2. Description of the Prior Art
Moving target indication (MTI) processing is necessary in air traffic control (ATC) radars to detect the airborne targets in the presence of fixed ground clutter, the echo signals from which are orders of magnitude greater than the echo signals from the airborne targets. The basic MTI concepts were formulated during the massive radar developmental program performed during World War II. Work in this area was continued in post war years and today most modern search radars include some type of MTI processor to detect moving targets in the presence of clutter. The early systems, however, have limited sub-clutter visibility, i.e., the target signal level below the clutter level with which the target may be detected. These radars exhibit limited clutter cancellation, reporting unwanted targets due to ground clutter returns, and are expensive to operate and maintain. By exploiting today's digital technology, major improvements in MTI performance may be obtained economically and reliably.
In many modern MTI radar systems, a limiter is coupled between the i.f. amplifier and the MTI processor to reduce the clutter cancellation burden imposed on the processor. The limit is set to attenuate the clutter from large ground returns, such as mountains, by 20 or 30 dB, while return signals from targets of interest are well below the limiting level.
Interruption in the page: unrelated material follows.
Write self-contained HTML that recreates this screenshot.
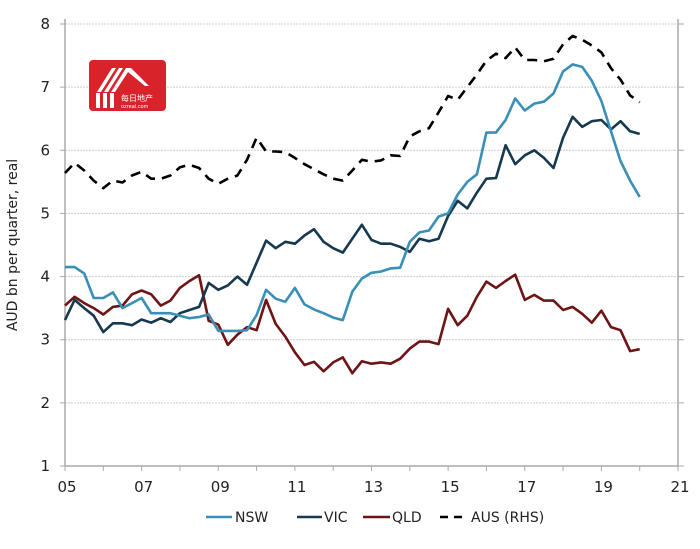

The signal from the limiter is then coupled to the MTI processor in which the clutter signals due to large ground echoes are further reduced to provide residues at the output terminals of the MTI processor that are comparable with receiver noise. Unfortunately, the non-linear action of the limiter causes the spectrum of strong clutter returns to be spread into the passbands of the MTI canceller. This clutter residue, which is generally highly correlated over the pulses that occupy a beam width of data, causes greatly reduced target sensitivities and greatly increased false alarm rates.
The present invention is directed to an improved MTI radar wherein the effects of hard limited clutter are significantly reduced thereby decreasing the false alarm rate and providing increased detection sensitivity to moving airborne targets.